Various yellow jacket species are found in New Jersey. Some species feed only on live prey and are not usually considered pests unless their colonies are located close to human pathways. The species that feed on the remains of human food are considered pests both because they congregate where humans are found (because of their food) and because the remains of human food allow wasp populations to reach higher levels. These pestiferous wasps forage around trash containers and picnic tables. They have no need to discriminate between a piece of meat in a garbage can and a piece of meat in a sandwich held by a person. They will become aggressive when chased from food, and interpret someone biting a hotdog as being chased.
What to do? The most effective actions are taken at a community level, reducing food available to the wasps, thus reducing populations. For an animal as small as a yellow jacket, a tiny bit of food is worth collecting (and defending). The last bit of a hot dog, the dregs of a soft drink in a can, the last scraps of peach on the pit are all worthwhile to the wasp. When these items collect in trash cans, an unlimited supply of food is created for the wasps. Under ordinary circumstances, an unlimited supply of food would never collect at a stable site and wasp populations would never reach pest levels. Workers would spend more time and energy foraging, leaving less available for the developing larvae, and the colony would consist of fewer individuals.

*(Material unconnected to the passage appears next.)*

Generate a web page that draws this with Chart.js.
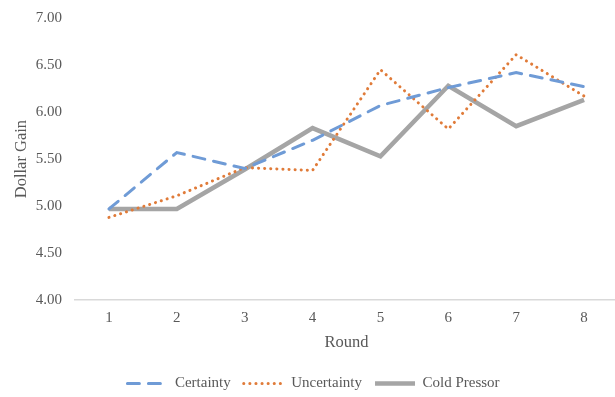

New Jersey state parks instituted a "carry in...carry out" trash system some years ago. Whatever the reasons behind this system, one of the major effects has been a serious reduction of yellow jacket populations (no summer-long food pantries). Encouraging communities to collect garbage frequently and to provide lidded trash receptacles at parks-actions that restrict wasps' access to food-are steps people can take to make public areas less hospitable to yellow jackets.
One always needs to look out for personal safety. During peak yellow jacket months-August, September, and October-care should be taken whenever eating or drinking outdoors. Unless drinking diet soda or water, which have no nutritional value for the yellow jackets, beverages should be checked for the presence of wasps before each sip. Lids on drinks and the use of straws can keep wasps away entirely. Food should be checked for wasps too. Brushing the insects away gently is the most aggressive action that should be taken. Vigorous swatting will enrage the wasps, prompting an attack. It is important to remember that these situations will be less common if general measures have been taken to reduce the availability of food to the wasps.
If you find an underground colony on your property, weigh the danger. Is it close to areas you walk or mow? Do the wasps travel across human pathways? Is anyone in your family allergic? Conversely: Do the wasps pose a sting hazard, or are they able to go about their business undisturbed? If you decide the wasps are dangerous, call an exterminator. Doing it yourself greatly increases the hazard. However, if live and let live is an option, please consider it.
Like most of society's "problems" with nature, annoying yellow jacket populations can be linked to human activities. Solving the "problem" in an environmentally responsible manner requires an understanding of the organisms' life history and finding a place to break the cycle. Understanding what is necessary in the case of yellow jackets is not difficult.